The general consultant works directly for the Investment Committee and serves as a source of investment advice. Among other duties, CalSTRS says the successful firm will be expected to provide the following:

  • Oversee and advise on the total CalSTRS investment portfolio, policies and activity.
  • Conduct asset/liability studies.
  • Present and evaluate semi-annual reviews of investment performance.
  • Conduct special project consulting for the investments staff, not to exceed 20 percent of the contract.
  • Advise on CalSTRS defined contribution portfolios in the future.

Requests for proposals are being sought through a competitive process due to the pending expiration of the existing contract. Pension Consulting Alliance currently holds the General Investment Consultant contract and may rebid. The new contract will run for three years with an option of two, one-year extensions.

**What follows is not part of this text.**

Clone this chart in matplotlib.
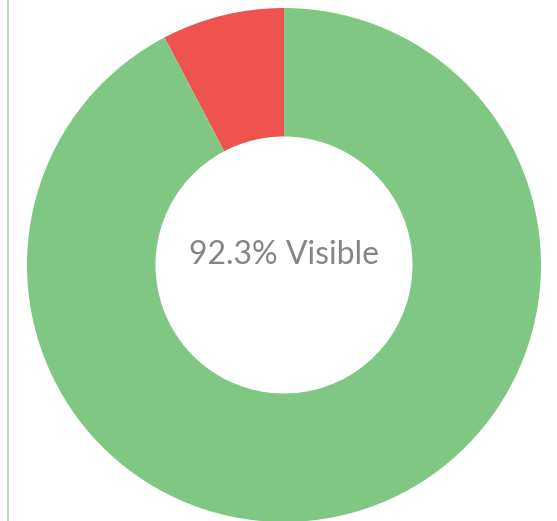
import matplotlib.pyplot as plt
from matplotlib.lines import Line2D

labels = ['Hidden', 'Visible']
values = [7.7, 92.3]
colors = ['#EF5350', '#81C784']
center_text = '92.3% Visible'

W, H = 557, 521
fig = plt.figure(figsize=(W / 100, H / 100), dpi=100)
fig.patch.set_facecolor('white')

# donut placement in pixels
cx, cy, r = 284, 265, 257
ax = fig.add_axes([(cx - r) / W, (H - cy - r) / H, 2 * r / W, 2 * r / H])
ax.pie(values, colors=colors, startangle=90, counterclock=True,
       radius=1, wedgeprops=dict(width=0.5, linewidth=0))
ax.set_xlim(-1, 1)
ax.set_ylim(-1, 1)
ax.axis('off')

ax.text(0, 0.04, center_text, ha='center', va='center', fontsize=23,
        color='#858585', family='Lato', fontweight='normal')

# thin border line on the left
fig.add_artist(Line2D([7.5 / W, 7.5 / W], [0, 1], color='#b5dfb3', linewidth=1.3,
                      transform=fig.transFigure))

fig.savefig('out.png', dpi=100)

The final filing date for proposals is October 22, 2009. CalSTRS says that a copy of the request for proposals is available online at www.calstrs.com/rfp .

The Investment Committee of the Teachers’ Retirement Board will interview the top three firms and announce a selection at its November 6 meeting.

The California State Teachers’ Retirement System, with a $126.9 billion portfolio, is the second largest public pension fund in the United States. It administers retirement, disability and survivor benefits for California’s 833,000 public school educators and their families from the state’s 1,400 school districts, county offices of education and community college districts.